Louis XVI and Marie Antoinette
Reigned 1774 to 1793 as the King and Queen of France and were overthrown by the National Assembly ( the former Third Estate, and peasantry of France) who demanded a constitution and popular sovereignty of the government. He also assisted the United States in their fight for freedom from England.
Maximilien Robespierre
A leader of the french radical revolutionary Jacobian party from 1758-1794. He believed France needed a complete restructuring including, the elimination of Christian influence, increased but not complete rights to women and the reformation of the calendar. The Jacobians frequently used the guillotine towards "enemies of the revolution.
Napolean Bonaparte
Crowned himself emperor of the French in 1799. He was the greatest military genius of his time. He created an empire that covered most of western and central Europe. Napoleon was also an excellent administrator. He introduced many useful reforms, including the creation of a strong, efficient central government and the revision and organization of French laws into collections called codes.
Toussaint Louverture
(1774-1803) The leader of the only successful slave-revolt in history on the island of Saint-Domingue (Haiti). A son of slaves who was educated by a Roman Catholic priest, he was a gifted military man. In 1801 he promulgated a constitution granted equality and citizenship to all of the island but did not declare Independence from France. He was arrested and died in a prison in France, but his army won after much of the invading french army came down with yellow fever.
Simon Bolivar
(1783-1830) Was one of South America's greatest generals inspired by Enlightenment thinkers and George Washington. His victories over the Spaniards won independence for Bolivia, Colombia, Ecuador, Peru, and Venezuela. Bolivar is called El Libertador (The Liberator) and the "George Washington of South America."
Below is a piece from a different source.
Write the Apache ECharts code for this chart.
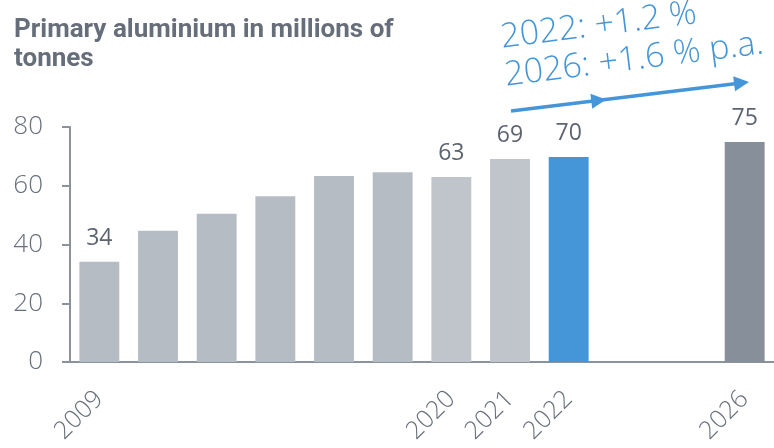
<!DOCTYPE html>
<html>
<head>
<meta charset="utf-8">
<script src="https://cdn.jsdelivr.net/npm/echarts@6/dist/echarts.min.js"></script>
<style>
  html, body { margin: 0; padding: 0; background: #ffffff; }
  #chart { width: 774px; height: 448px; }
</style>
</head>
<body>
<div id="chart"></div>
<script>
// Primary aluminium output, millions of tonnes
const categories = ['2009', '', '', '', '', '', '2020', '2021', '2022', '', '', '2026'];
const production = [34.1, 44.7, 50.5, 56.4, 63.3, 64.6, 63.0, 69.1, 69.8, null, null, 74.9];
const valueLabels = ['34', '', '', '', '', '', '63', '69', '70', '', '', '75'];
const yTicks = [0, 20, 40, 60, 80];
const growthNotes = ['2022: +1.2 %', '2026: +1.6 % p.a.'];

const GREY = '#b6bcc4';
const GREY_LIGHT = '#c0c4cb';
const BLUE = '#4596d8';
const GREY_DARK = '#878f9a';
const TEXT = '#68707c';

function barColor(i) {
  if (categories[i] === '2026') return GREY_DARK;
  if (categories[i] === '2022') return BLUE;
  if (categories[i] === '2020' || categories[i] === '2021') return GREY_LIGHT;
  return GREY;
}

// Trend arrow: one line with a head part-way along and one at the end
function trendArrow() {
  const start = [511, 111];
  const end = [749, 82];
  const mid = 0.4;
  const dx = end[0] - start[0], dy = end[1] - start[1];
  const len = Math.hypot(dx, dy);
  const ux = dx / len, uy = dy / len;
  const nx = -uy, ny = ux;
  const headLen = 15, headHalf = 7.5;
  function head(tip) {
    const bx = tip[0] - ux * headLen, by = tip[1] - uy * headLen;
    return {
      type: 'polygon',
      shape: { points: [tip, [bx + nx * headHalf, by + ny * headHalf], [bx - nx * headHalf, by - ny * headHalf]] },
      style: { fill: BLUE }
    };
  }
  const midTip = [start[0] + dx * mid, start[1] + dy * mid];
  const lineEnd = [end[0] - ux * 8, end[1] - uy * 8];
  return [
    { type: 'polyline', shape: { points: [start, lineEnd] }, style: { stroke: BLUE, lineWidth: 3.5, fill: null } },
    head(midTip),
    head(end)
  ];
}

const annotationAngle = 0.125;
const noteStyle = { fill: BLUE, fontFamily: 'Open Sans', fontWeight: 300, fontSize: 34, align: 'left', verticalAlign: 'bottom' };

const chart = echarts.init(document.getElementById('chart'), null, { renderer: 'canvas' });

chart.setOption({
  animation: false,
  title: {
    text: 'Primary aluminium in millions of\ntonnes',
    left: 9,
    top: 11,
    textStyle: {
      fontFamily: 'Roboto',
      fontWeight: 'bold',
      fontSize: 26,
      lineHeight: 29,
      color: '#666e7a'
    }
  },
  grid: { left: 70, right: 0, top: 127, bottom: 86, containLabel: false },
  xAxis: {
    type: 'category',
    data: categories,
    axisLine: { lineStyle: { color: '#8a929c', width: 2 } },
    axisTick: { show: false },
    axisLabel: {
      interval: 0,
      rotate: 45,
      margin: 33,
      fontFamily: 'Open Sans',
      fontWeight: 300,
      fontSize: 25,
      color: TEXT
    }
  },
  yAxis: {
    type: 'value',
    min: yTicks[0],
    max: yTicks[yTicks.length - 1],
    interval: 20,
    splitLine: { show: false },
    axisLine: { show: true, lineStyle: { color: '#8a929c', width: 2 } },
    axisTick: { show: true, length: 8, lineStyle: { color: '#8a929c', width: 2 } },
    axisLabel: {
      margin: 27,
      fontFamily: 'Open Sans',
      fontWeight: 300,
      fontSize: 26,
      color: TEXT
    }
  },
  series: [{
    type: 'bar',
    data: production.map((v, i) => ({
      value: v,
      itemStyle: { color: barColor(i) },
      label: { show: valueLabels[i] !== '' }
    })),
    barCategoryGap: '32%',
    label: {
      position: 'top',
      distance: 12,
      fontFamily: 'Open Sans',
      fontSize: 23,
      color: '#5c6470',
      formatter: p => valueLabels[p.dataIndex]
    }
  }],
  graphic: [
    { type: 'text', x: 503, y: 55, rotation: annotationAngle, style: Object.assign({ text: growthNotes[0] }, noteStyle) },
    { type: 'text', x: 507, y: 93, rotation: annotationAngle, style: Object.assign({ text: growthNotes[1] }, noteStyle) }
  ].concat(trendArrow())
});
</script>
</body>
</html>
Although he did not band the various South American countries together like the US, he paved the way for independence.
Edmund Burke
A modern conservatist (1729-1797) and English political philosopher who held that society was an organism that changed very slowly over generations. He condemded sudden radical and revolutionary change which he felt led to anarchism. He approved of the American Revolution as a historical development of the society but not the French as a chaotic and irresponsible assualt on society.
John Stuart Mill
An English philospher, economist, and social reformer who led the liberalism movement during the early 19th century. He promoted freedom of individuals to pursue their own economic and intellectual interests and worked tirelessly to prevent wealthy businessmen from stopping everyday people from doing so.
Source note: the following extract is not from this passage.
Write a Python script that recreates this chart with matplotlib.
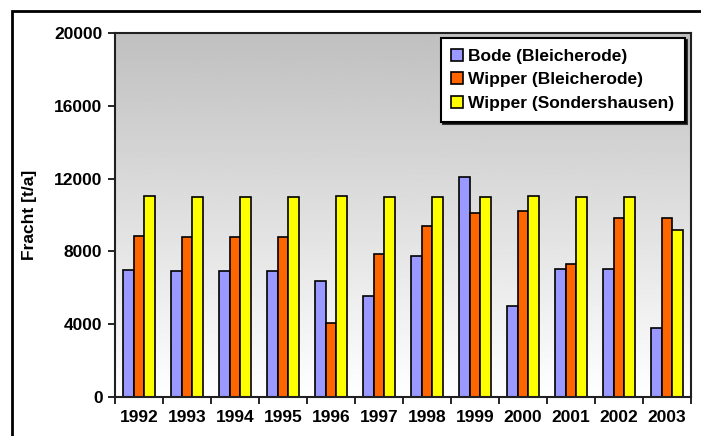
import numpy as np
import matplotlib.pyplot as plt
from matplotlib.patches import Rectangle

years = ['1992', '1993', '1994', '1995', '1996', '1997',
         '1998', '1999', '2000', '2001', '2002', '2003']
bode_bleicherode = [6980, 6940, 6940, 6940, 6390, 5550, 7750, 12100, 5000, 7010, 7010, 3770]
wipper_bleicherode = [8860, 8810, 8810, 8810, 4050, 7840, 9400, 10090, 10220, 7310, 9830, 9830]
wipper_sondershausen = [11060, 11010, 11010, 11010, 11060, 11010, 11010, 11010, 11060, 11010, 11010, 9175]

series = [
    ('Bode (Bleicherode)', bode_bleicherode, '#9999ff'),
    ('Wipper (Bleicherode)', wipper_bleicherode, '#ff6600'),
    ('Wipper (Sondershausen)', wipper_sondershausen, '#ffff00'),
]

plt.rcParams['font.family'] = ['Liberation Sans', 'DejaVu Sans']
plt.rcParams['font.weight'] = 'bold'

fig = plt.figure(figsize=(7.01, 4.36), dpi=100)
ax = fig.add_axes([115 / 701, 1 - 397 / 436, 576 / 701, 364 / 436])

# grey (top) to white (bottom) background of the plot area
grad = np.linspace(0.75, 1.0, 256).reshape(-1, 1)
ax.imshow(grad, cmap='gray', vmin=0, vmax=1, aspect='auto', origin='upper',
          extent=[-0.5, len(years) - 0.5, 0, 20000], zorder=0)

x = np.arange(len(years))
w = 0.22
for i, (name, vals, col) in enumerate(series):
    ax.bar(x + (i - 1) * w, vals, width=w, color=col, edgecolor='black',
           linewidth=1.2, label=name, zorder=2)

ax.set_xlim(-0.5, len(years) - 0.5)
ax.set_ylim(0, 20000)
ax.set_yticks(range(0, 20001, 4000))
ax.set_xticks(x)
ax.set_xticklabels(years)
ax.set_xticks(np.arange(-0.5, len(years)), minor=True)
ax.tick_params(axis='x', which='major', length=0, pad=9, labelsize=12.5)
ax.tick_params(axis='x', which='minor', length=5, width=1.2, direction='out')
ax.tick_params(axis='y', length=5, width=1.2, direction='out', pad=4, labelsize=12.5)
for s in ax.spines.values():
    s.set_linewidth(1.5)
    s.set_color('#202020')

ax.set_ylabel('Fracht [t/a]', fontsize=12.5, fontweight='bold', labelpad=12)

leg = ax.legend(loc='upper right', bbox_to_anchor=(0.9896, 0.986), fontsize=12.5,
                frameon=True, fancybox=False, edgecolor='black',
                shadow={'ox': 1.5, 'oy': -1.5, 'color': 'black', 'alpha': 0.75},
                handlelength=0.7, handleheight=0.7, handletextpad=0.3,
                borderpad=0.6, labelspacing=0.5, borderaxespad=0)
leg.get_frame().set_linewidth(1.5)
leg.get_frame().set_facecolor('white')
leg.get_frame().set_alpha(1)

# outer chart border
fig.patches.append(Rectangle((12 / 701, -0.1), 1.2, 1.1 - 11 / 436,
                             transform=fig.transFigure, fill=False,
                             edgecolor='black', linewidth=2))

fig.savefig('out.png', dpi=100)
A strong promoter of the early suffrage movement for women and all working people.
Klemens von Metternich
(1773-1859), served as Austrian minister of foreign affairs from 1809 to 1848. He was the leading European statesman during most of that period, often called the Age of Metternich. Metternich was a political conservative who used his power both to protect the Austrian Empire and to support monarchs elsewhere against popular unrest. He was given the additional title of chancellor in 1821.
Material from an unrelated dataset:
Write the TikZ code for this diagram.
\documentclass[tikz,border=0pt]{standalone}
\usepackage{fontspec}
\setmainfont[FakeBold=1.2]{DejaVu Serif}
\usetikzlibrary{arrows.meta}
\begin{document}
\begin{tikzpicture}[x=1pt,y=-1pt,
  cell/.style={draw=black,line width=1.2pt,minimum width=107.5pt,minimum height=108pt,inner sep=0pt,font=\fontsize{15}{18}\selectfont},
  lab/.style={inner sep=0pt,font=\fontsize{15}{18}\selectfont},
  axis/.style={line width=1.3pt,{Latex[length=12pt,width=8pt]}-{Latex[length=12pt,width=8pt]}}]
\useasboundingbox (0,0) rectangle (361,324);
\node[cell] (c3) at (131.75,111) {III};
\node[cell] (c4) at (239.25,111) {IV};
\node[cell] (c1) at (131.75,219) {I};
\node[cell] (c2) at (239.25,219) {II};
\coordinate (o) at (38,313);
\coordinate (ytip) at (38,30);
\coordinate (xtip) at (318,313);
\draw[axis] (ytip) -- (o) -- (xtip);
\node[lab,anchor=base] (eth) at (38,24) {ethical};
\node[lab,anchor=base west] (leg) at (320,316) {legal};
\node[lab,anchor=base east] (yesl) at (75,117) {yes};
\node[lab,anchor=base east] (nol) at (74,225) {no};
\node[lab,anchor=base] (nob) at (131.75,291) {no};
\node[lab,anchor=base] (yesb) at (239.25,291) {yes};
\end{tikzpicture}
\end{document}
Metternich tried to maintain a balance of power in Europe. He played a major role at conferences of European leaders, beginning with the Congress of Vienna (1814-1815). This conference determined the rulers and boundaries of Europe after the defeat of Napoleon I. Metternich encouraged European powers to suppress liberal and nationalist activity. He employed a network of spies to inform him of political threats.
Otto von Bismark
(1815-1898), Prince Bismarck-Schonhausen, was a Prussian statesman who united the German states into one empire. He declared that the great problems of his time must be settled by "blood and iron" instead of by speeches and resolutions. He fought three wars that succeded in bringing the German states together.